Friday, July 20, 2012
Scientists have finally cracked a decades-old spaceflight riddle, figuring out why NASA’s Pioneer 10 and 11 probes began to slow mysteriously as they sped far from the sun.
The cause of the so-called “Pioneer Anomaly,” it turns out, is heat coming from the electrical current flowing through the probes’ instrument and power systems. This heat pushed back on the spacecraft, causing them to decelerate slightly, according to a new study.
“The effect is something like when you’re driving a car and the photons from your headlights are pushing you backward,” lead author Slava Turyshev, of NASA’s Jet Propulsion Laboratory (JPL) in Pasadena, Calif., said in a statement. “It is very subtle.”

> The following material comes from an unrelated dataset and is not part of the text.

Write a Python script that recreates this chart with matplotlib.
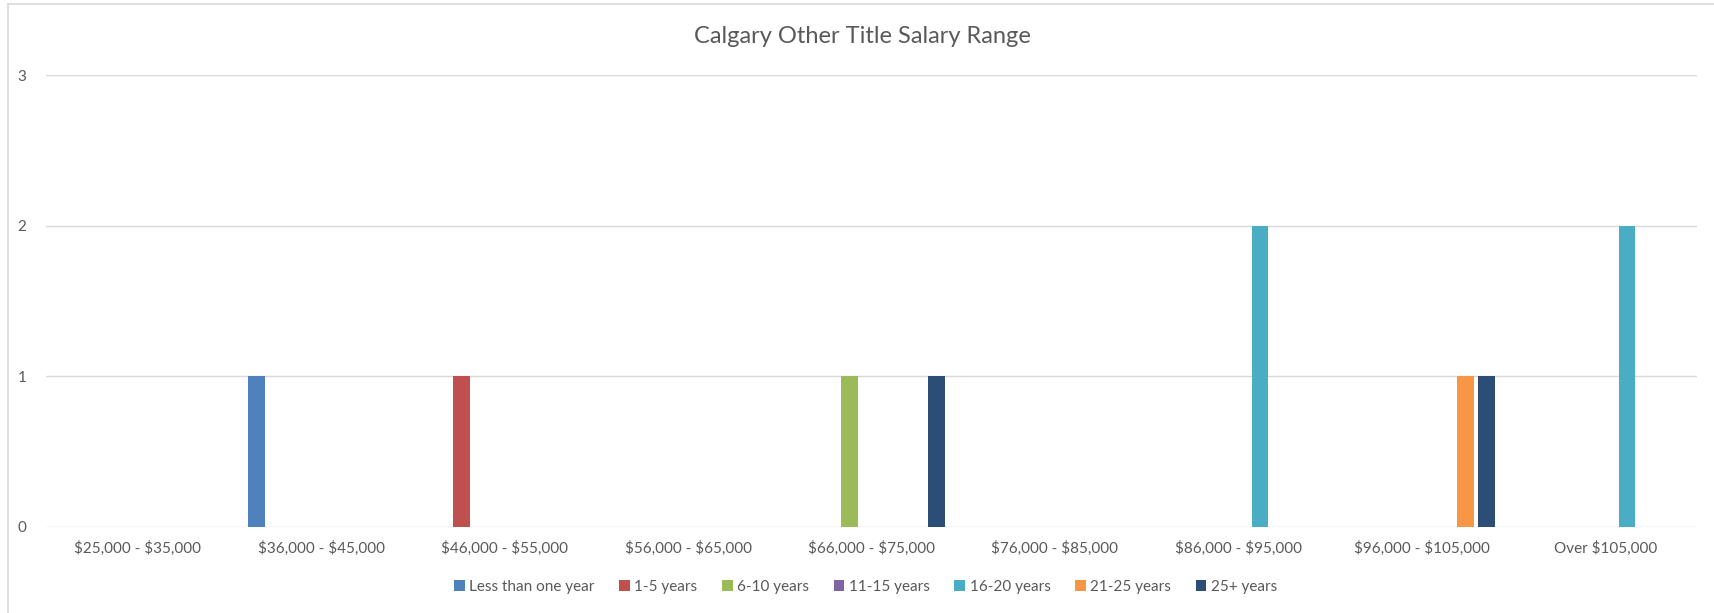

Pioneer 10 and Pioneer 11 launched in 1972 and 1973, respectively. They were the first spacecraft to fly through the main asteroid belt, and the first to study Jupiter up-close. The probes kept on cruising after their Jupiter encounters, speeding toward Saturn and beyond.
Pioneer 10 and 11 will eventually exit the solar system, but they likely won’t be the first to do so. Scientists think the Voyager 1 spacecraft, which is about 11.1 billion miles (17.8 billion kilometers) from Earth, may leave our cosmic neighborhood any day now.